Copy out every line exactly, passing over the pictures.

>> BEGIN Information provided

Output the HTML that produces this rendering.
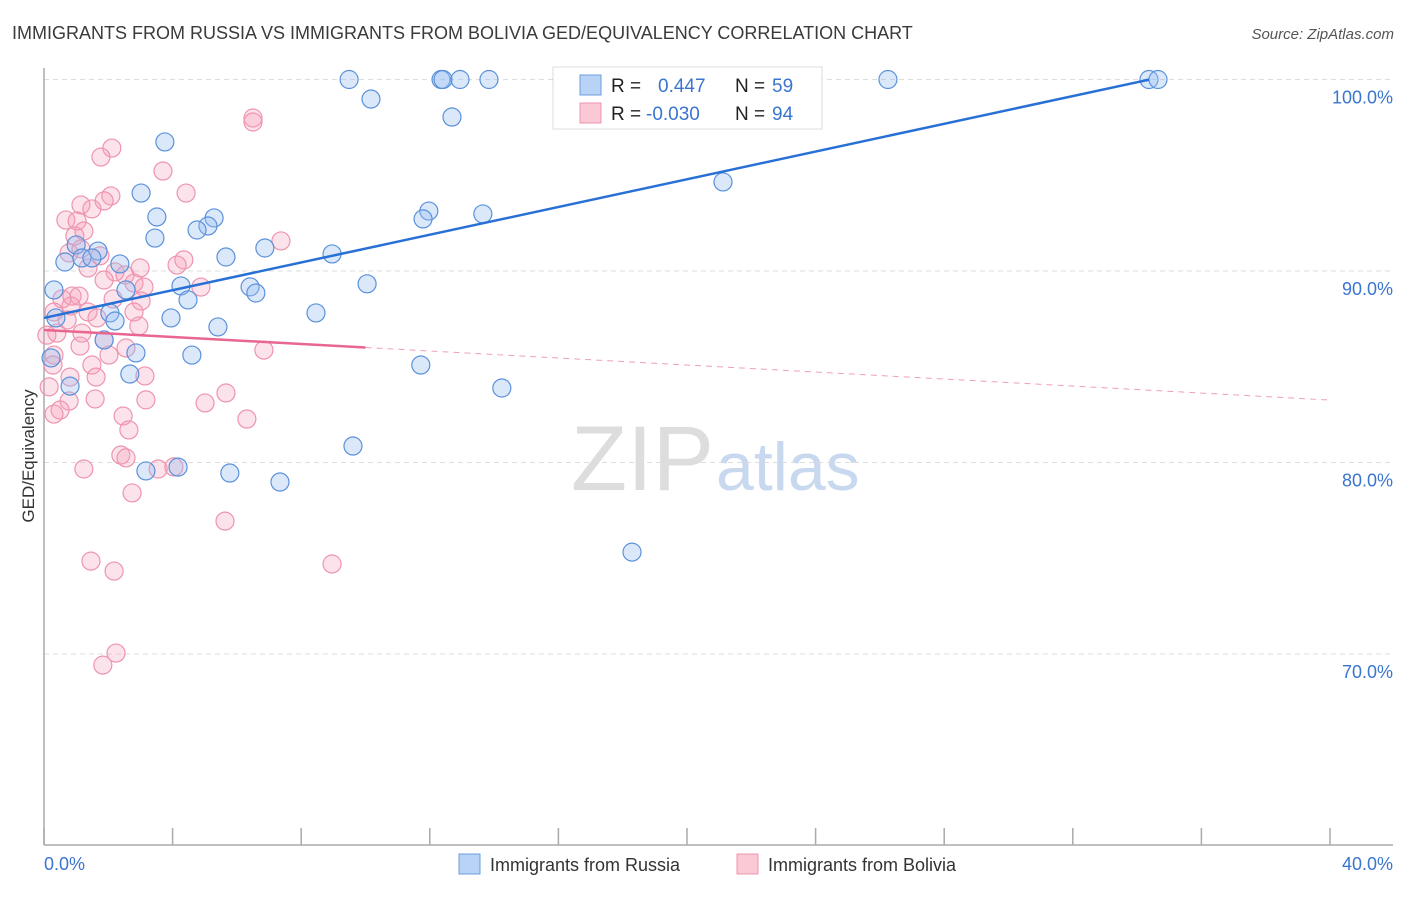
<!DOCTYPE html>
<html><head><meta charset="utf-8"><style>
body{margin:0;background:#fff;font-family:"Liberation Sans",sans-serif;}
svg text{font-family:"Liberation Sans",sans-serif;}
</style></head><body>
<svg id="chart" width="1406" height="892" viewBox="0 0 1406 892">
<text x="12" y="39" font-size="18" fill="#3a3a3a">IMMIGRANTS FROM RUSSIA VS IMMIGRANTS FROM BOLIVIA GED/EQUIVALENCY CORRELATION CHART</text>
<text x="1394" y="39" font-size="15" fill="#555" font-style="italic" text-anchor="end">Source: ZipAtlas.com</text>
<text x="714" y="490" font-size="92" fill="#ddd" text-anchor="end" font-family="Liberation Serif">ZIP</text>
<text x="716" y="490" font-size="68" fill="#c8d8ef">atlas</text>
<g id="grid"></g>
<g id="axes"></g>
<g id="marks"></g>
<text transform="translate(34,456) rotate(-90)" font-size="17" fill="#333" text-anchor="middle">GED/Equivalency</text>
<g>
<rect x="553" y="67" width="269" height="62" fill="#fff" stroke="#ddd"/>
<rect x="580" y="75" width="21" height="20" fill="#b8d3f5" stroke="#6b9ee0"/>
<rect x="580" y="103" width="21" height="20" fill="#fbc8d6" stroke="#ee94ae"/>
<text x="611" y="92" font-size="19" fill="#222">R = </text><text x="658" y="92" font-size="19" fill="#3a75d0">0.447</text>
<text x="735" y="92" font-size="19" fill="#222">N = </text><text x="772" y="92" font-size="19" fill="#3a75d0">59</text>
<text x="611" y="120" font-size="19" fill="#222">R = </text><text x="646" y="120" font-size="19" fill="#3a75d0">-0.030</text>
<text x="735" y="120" font-size="19" fill="#222">N = </text><text x="772" y="120" font-size="19" fill="#3a75d0">94</text>
</g>
<g>
<rect x="459" y="854" width="21" height="20" fill="#b8d3f5" stroke="#6b9ee0"/>
<text x="490" y="871" font-size="18" fill="#333">Immigrants from Russia</text>
<rect x="737" y="854" width="21" height="20" fill="#fbc8d6" stroke="#ee94ae"/>
<text x="768" y="871" font-size="18" fill="#333">Immigrants from Bolivia</text>
</g>
</svg>
<script>
const blueX=[9.49,12.35,12.41,12.94,13.84,16.11,26.25,34.37,34.65,10.17,12.69,3.76,3.02,21.12,3.51,5.29,11.97,11.79,13.65,5.10,4.76,3.45,1.00,1.68,6.87,5.66,8.96,0.65,1.18,1.49,2.36,10.05,4.26,6.41,6.59,2.55,4.48,0.31,8.46,3.95,2.05,2.21,5.41,0.37,1.87,2.86,4.60,0.22,11.72,2.67,14.24,0.81,9.61,3.17,4.17,5.78,7.34,18.29];
const blueY=[100,100,100,100,100,100,100,100,100,98.98,98.04,96.74,94.07,94.65,92.82,92.77,93.13,92.72,92.98,92.35,92.14,91.72,91.36,91.04,91.20,90.73,90.89,90.47,90.68,90.68,90.37,89.33,89.22,89.17,88.85,89.01,88.49,89.01,87.81,87.55,87.81,87.39,87.08,87.55,86.40,85.72,85.61,85.46,85.09,84.62,83.89,83.99,80.86,79.56,79.76,79.45,78.98,75.32];
const pinkX=[6.50,6.50,2.11,1.77,3.70,4.42,2.08,1.87,1.15,1.49,0.68,1.03,1.24,0.96,7.37,0.78,1.15,1.74,4.35,4.14,2.99,1.37,2.21,1.87,2.52,2.80,3.11,4.88,0.56,0.87,1.09,2.15,3.02,0.84,1.37,1.65,2.80,2.95,0.31,0.72,0.40,1.18,1.87,0.09,1.12,2.02,2.55,6.84,0.31,0.28,1.49,0.81,1.62,3.14,0.16,5.66,3.17,1.59,0.78,0.50,0.31,2.46,5.01,6.31,2.64,2.39,2.55,3.55,4.04,1.24,2.74,5.63,1.46,2.18,8.96,2.24,1.83];
const pinkY=[97.99,97.78,96.42,95.95,95.22,94.07,93.92,93.66,93.45,93.24,92.66,92.61,92.09,91.83,91.57,90.94,91.15,90.79,90.58,90.31,90.16,90.16,89.95,89.53,89.79,89.37,89.16,89.16,88.54,88.69,88.69,88.54,88.43,88.17,87.86,87.55,87.86,87.13,87.86,87.44,86.76,86.76,86.40,86.65,86.08,85.61,85.98,85.87,85.61,85.09,85.09,84.46,84.46,84.52,83.95,83.63,83.27,83.32,83.21,82.74,82.53,82.43,83.11,82.27,81.70,80.39,80.24,79.66,79.77,79.66,78.41,76.94,74.85,74.33,74.70,70.05,69.42];
const yTicks=[100,90,80,70];
const yTickLabels=["100.0%","90.0%","80.0%","70.0%"];
const xTicks=[0,4,8,12,16,20,24,28,32,36,40];
const blueTrend=[87.55,0.362];
const pinkTrend=[86.92,-0.0915];
const NS='http://www.w3.org/2000/svg';
const sx=v=>44+v*32.15;
const sy=v=>79.5+(100-v)*19.15;
function mk(tag,attrs,parent){const e=document.createElementNS(NS,tag);for(const k in attrs)e.setAttribute(k,attrs[k]);document.getElementById(parent).appendChild(e);return e;}
yTicks.forEach((t,i)=>{
  const g=mk('line',{x1:44,x2:1393,y1:sy(t),y2:sy(t),stroke:'#ddd','stroke-dasharray':'5,4'},'grid');
  
  
  const l=mk('text',{x:1393,y:sy(t)+24,'font-size':18,fill:'#3a75d0','text-anchor':'end'},'axes');
  l.textContent=yTickLabels[i];
  
  
});
const ya=mk('line',{x1:44,x2:44,y1:68,y2:845,stroke:'#aaa','stroke-width':1.5},'axes');


const xa=mk('line',{x1:44,x2:1393,y1:845,y2:845,stroke:'#aaa','stroke-width':1.5},'axes');


xTicks.forEach(t=>{
  const k=mk('line',{x1:sx(t),x2:sx(t),y1:828,y2:845,stroke:'#aaa','stroke-width':1.5},'axes');
  
  
});
const x0=mk('text',{x:44,y:870,'font-size':18,fill:'#3a75d0'},'axes');x0.textContent='0.0%';


const x1=mk('text',{x:1393,y:870,'font-size':18,fill:'#3a75d0','text-anchor':'end'},'axes');x1.textContent='40.0%';


pinkX.forEach((x,i)=>{
  const c=mk('circle',{cx:sx(x),cy:sy(pinkY[i]),r:9,fill:'rgba(246,160,186,0.3)',stroke:'#ee94ae','stroke-width':1.2},'marks');
  
  
});
blueX.forEach((x,i)=>{
  const c=mk('circle',{cx:sx(x),cy:sy(blueY[i]),r:9,fill:'rgba(150,190,240,0.35)',stroke:'#5b91db','stroke-width':1.2},'marks');
  
  
});
const bt=mk('line',{x1:sx(0),y1:sy(blueTrend[0]),x2:sx(34.37),y2:sy(blueTrend[0]+blueTrend[1]*34.37),stroke:'#2870d6','stroke-width':2.5},'marks');


const pt=mk('line',{x1:sx(0),y1:sy(pinkTrend[0]),x2:sx(10),y2:sy(pinkTrend[0]+pinkTrend[1]*10),stroke:'#e8668f','stroke-width':2.5},'marks');


const pd=mk('line',{x1:sx(10),y1:sy(pinkTrend[0]+pinkTrend[1]*10),x2:sx(40),y2:sy(pinkTrend[0]+pinkTrend[1]*40),stroke:'#eea0b8','stroke-width':1,'stroke-dasharray':'6,5'},'marks');


</script>
</body></html>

>> END Information provided

* _Result of this task_
Output the HTML that produces this rendering.
<!DOCTYPE html>
<html><head><meta charset="utf-8"><style>
body{margin:0;background:#fff;font-family:"Liberation Sans",sans-serif;}
svg text{font-family:"Liberation Sans",sans-serif;}
</style></head><body>
<svg id="chart" width="1406" height="892" viewBox="0 0 1406 892">
<text x="12" y="39" font-size="18" fill="#3a3a3a">IMMIGRANTS FROM RUSSIA VS IMMIGRANTS FROM BOLIVIA GED/EQUIVALENCY CORRELATION CHART</text>
<text x="1394" y="39" font-size="15" fill="#555" font-style="italic" text-anchor="end">Source: ZipAtlas.com</text>
<text x="714" y="490" font-size="92" fill="#ddd" text-anchor="end" font-family="Liberation Serif">ZIP</text>
<text x="716" y="490" font-size="68" fill="#c8d8ef">atlas</text>
<g id="grid"></g>
<g id="axes"></g>
<g id="marks"></g>
<text transform="translate(34,456) rotate(-90)" font-size="17" fill="#333" text-anchor="middle">GED/Equivalency</text>
<g>
<rect x="553" y="67" width="269" height="62" fill="#fff" stroke="#ddd"/>
<rect x="580" y="75" width="21" height="20" fill="#b8d3f5" stroke="#6b9ee0"/>
<rect x="580" y="103" width="21" height="20" fill="#fbc8d6" stroke="#ee94ae"/>
<text x="611" y="92" font-size="19" fill="#222">R = </text><text x="658" y="92" font-size="19" fill="#3a75d0">0.447</text>
<text x="735" y="92" font-size="19" fill="#222">N = </text><text x="772" y="92" font-size="19" fill="#3a75d0">59</text>
<text x="611" y="120" font-size="19" fill="#222">R = </text><text x="646" y="120" font-size="19" fill="#3a75d0">-0.030</text>
<text x="735" y="120" font-size="19" fill="#222">N = </text><text x="772" y="120" font-size="19" fill="#3a75d0">94</text>
</g>
<g>
<rect x="459" y="854" width="21" height="20" fill="#b8d3f5" stroke="#6b9ee0"/>
<text x="490" y="871" font-size="18" fill="#333">Immigrants from Russia</text>
<rect x="737" y="854" width="21" height="20" fill="#fbc8d6" stroke="#ee94ae"/>
<text x="768" y="871" font-size="18" fill="#333">Immigrants from Bolivia</text>
</g>
</svg>
<script>
const blueX=[9.49,12.35,12.41,12.94,13.84,16.11,26.25,34.37,34.65,10.17,12.69,3.76,3.02,21.12,3.51,5.29,11.97,11.79,13.65,5.10,4.76,3.45,1.00,1.68,6.87,5.66,8.96,0.65,1.18,1.49,2.36,10.05,4.26,6.41,6.59,2.55,4.48,0.31,8.46,3.95,2.05,2.21,5.41,0.37,1.87,2.86,4.60,0.22,11.72,2.67,14.24,0.81,9.61,3.17,4.17,5.78,7.34,18.29];
const blueY=[100,100,100,100,100,100,100,100,100,98.98,98.04,96.74,94.07,94.65,92.82,92.77,93.13,92.72,92.98,92.35,92.14,91.72,91.36,91.04,91.20,90.73,90.89,90.47,90.68,90.68,90.37,89.33,89.22,89.17,88.85,89.01,88.49,89.01,87.81,87.55,87.81,87.39,87.08,87.55,86.40,85.72,85.61,85.46,85.09,84.62,83.89,83.99,80.86,79.56,79.76,79.45,78.98,75.32];
const pinkX=[6.50,6.50,2.11,1.77,3.70,4.42,2.08,1.87,1.15,1.49,0.68,1.03,1.24,0.96,7.37,0.78,1.15,1.74,4.35,4.14,2.99,1.37,2.21,1.87,2.52,2.80,3.11,4.88,0.56,0.87,1.09,2.15,3.02,0.84,1.37,1.65,2.80,2.95,0.31,0.72,0.40,1.18,1.87,0.09,1.12,2.02,2.55,6.84,0.31,0.28,1.49,0.81,1.62,3.14,0.16,5.66,3.17,1.59,0.78,0.50,0.31,2.46,5.01,6.31,2.64,2.39,2.55,3.55,4.04,1.24,2.74,5.63,1.46,2.18,8.96,2.24,1.83];
const pinkY=[97.99,97.78,96.42,95.95,95.22,94.07,93.92,93.66,93.45,93.24,92.66,92.61,92.09,91.83,91.57,90.94,91.15,90.79,90.58,90.31,90.16,90.16,89.95,89.53,89.79,89.37,89.16,89.16,88.54,88.69,88.69,88.54,88.43,88.17,87.86,87.55,87.86,87.13,87.86,87.44,86.76,86.76,86.40,86.65,86.08,85.61,85.98,85.87,85.61,85.09,85.09,84.46,84.46,84.52,83.95,83.63,83.27,83.32,83.21,82.74,82.53,82.43,83.11,82.27,81.70,80.39,80.24,79.66,79.77,79.66,78.41,76.94,74.85,74.33,74.70,70.05,69.42];
const yTicks=[100,90,80,70];
const yTickLabels=["100.0%","90.0%","80.0%","70.0%"];
const xTicks=[0,4,8,12,16,20,24,28,32,36,40];
const blueTrend=[87.55,0.362];
const pinkTrend=[86.92,-0.0915];
const NS='http://www.w3.org/2000/svg';
const sx=v=>44+v*32.15;
const sy=v=>79.5+(100-v)*19.15;
function mk(tag,attrs,parent){const e=document.createElementNS(NS,tag);for(const k in attrs)e.setAttribute(k,attrs[k]);document.getElementById(parent).appendChild(e);return e;}
yTicks.forEach((t,i)=>{
  const g=mk('line',{x1:44,x2:1393,y1:sy(t),y2:sy(t),stroke:'#ddd','stroke-dasharray':'5,4'},'grid');
  
  
  const l=mk('text',{x:1393,y:sy(t)+24,'font-size':18,fill:'#3a75d0','text-anchor':'end'},'axes');
  l.textContent=yTickLabels[i];
  
  
});
const ya=mk('line',{x1:44,x2:44,y1:68,y2:845,stroke:'#aaa','stroke-width':1.5},'axes');


const xa=mk('line',{x1:44,x2:1393,y1:845,y2:845,stroke:'#aaa','stroke-width':1.5},'axes');


xTicks.forEach(t=>{
  const k=mk('line',{x1:sx(t),x2:sx(t),y1:828,y2:845,stroke:'#aaa','stroke-width':1.5},'axes');
  
  
});
const x0=mk('text',{x:44,y:870,'font-size':18,fill:'#3a75d0'},'axes');x0.textContent='0.0%';


const x1=mk('text',{x:1393,y:870,'font-size':18,fill:'#3a75d0','text-anchor':'end'},'axes');x1.textContent='40.0%';


pinkX.forEach((x,i)=>{
  const c=mk('circle',{cx:sx(x),cy:sy(pinkY[i]),r:9,fill:'rgba(246,160,186,0.3)',stroke:'#ee94ae','stroke-width':1.2},'marks');
  
  
});
blueX.forEach((x,i)=>{
  const c=mk('circle',{cx:sx(x),cy:sy(blueY[i]),r:9,fill:'rgba(150,190,240,0.35)',stroke:'#5b91db','stroke-width':1.2},'marks');
  
  
});
const bt=mk('line',{x1:sx(0),y1:sy(blueTrend[0]),x2:sx(34.37),y2:sy(blueTrend[0]+blueTrend[1]*34.37),stroke:'#2870d6','stroke-width':2.5},'marks');


const pt=mk('line',{x1:sx(0),y1:sy(pinkTrend[0]),x2:sx(10),y2:sy(pinkTrend[0]+pinkTrend[1]*10),stroke:'#e8668f','stroke-width':2.5},'marks');


const pd=mk('line',{x1:sx(10),y1:sy(pinkTrend[0]+pinkTrend[1]*10),x2:sx(40),y2:sy(pinkTrend[0]+pinkTrend[1]*40),stroke:'#eea0b8','stroke-width':1,'stroke-dasharray':'6,5'},'marks');


</script>
</body></html>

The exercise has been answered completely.